There was jubilation as Laura Penhaul, Natalia Cohen, Emma Mitchell and Meg Dyos hugged each other before joining hands and taking their first unsteady steps onto solid ground for more than three months.
Sitting down for a well-earned beer in front of scores of people who cheered them ashore, the women were all grins as they described their expedition and arrival as "an overwhelming experience".
But there were conflicting emotions as they said goodbye to Doris, whose cramped cabins and salty deck have been their home for three quarters of a year.
Their final few days on the waves were spent negotiating the Great Barrier Reef and dodging dive-bombing boobie birds, and with conditions conspiring against them and supplies dwindling fast they had to dig deep to finish the last few miles.
Writing on their blog on Sunday they said: "It has been an exhausting and emotional few days as we make our approach to land.
"The last 8,500 nautical miles don't matter anymore, it is all about these last 20. It's fair to say that with physical exhaustion, sleep deprivation and a lack of savoury food we are being tested to our limits. However this is where we draw on our spirit, row hard, row strong, row together."
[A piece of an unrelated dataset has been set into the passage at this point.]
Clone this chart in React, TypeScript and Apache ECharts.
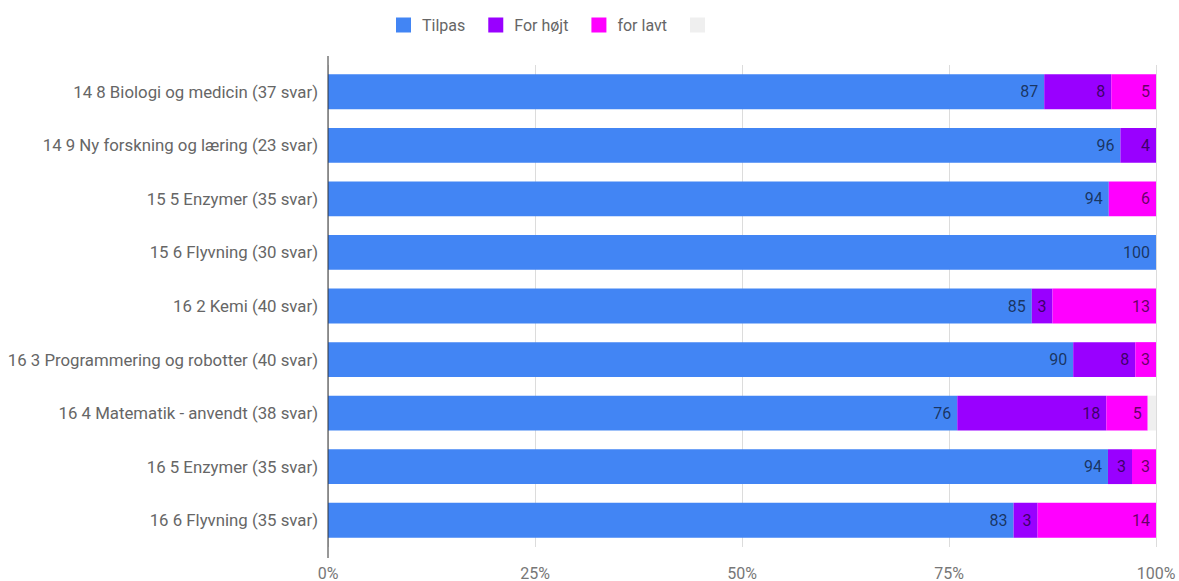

Despite taking three months longer than planned the expedition has set two world records, the women becoming the first all-female team and the first team of four to row the Pacific.
The journey, split into three legs with resupply stops in Hawaii and Samoa, was completed in its entirety by three of the crew - Ms Penhaul, 31, Ms Cohen, 40, both from London, and Ms Mitchell, 30, from Marlow in Buckinghamshire.
Isabel Burnham, 31, from Saffron Walden near Cambridge, completed the crew for the first leg; Lizanne van Vuuren, 27, a South African who grew up in Newbury, took over for the second stage, while Meg Dyos, 25, from London, manned the oars for the final section.
The expedition got off to a bad start when water damage to Doris's battery charging system forced them back to California, costing 16 days.
Back on the ocean they rowed continuously as pairs in two-hour shifts, sleeping 90 minutes at a time. Each consumed 5,000 calories a day, devouring freeze-dried meals with a side of protein bars, chocolate, fruit or nuts, washed down with desalinated sea water.
The rowers had to contend with a battering from a tropical storm, waves the size of houses and the heart-stopping approach of a humpback whale that surfaced just yards away.
Drenched by rain and seawater they endured painful sores, but also faced temperatures so hot they cooked a pancake on the deck just from the sun's rays.
Setbacks from El Nino and a notorious stretch of ocean where the winds died away left them weeks behind schedule, and when they reached Samoa they were days from running out of food, but emails and the occasional call from home helped them through the dark times.
With their expedition - filmed for a documentary, Losing Sight Of Shore - now over, the Coxless Crew will concentrate on raising funds for the two charities they are supporting, Walking With The Wounded and Breast Cancer Care.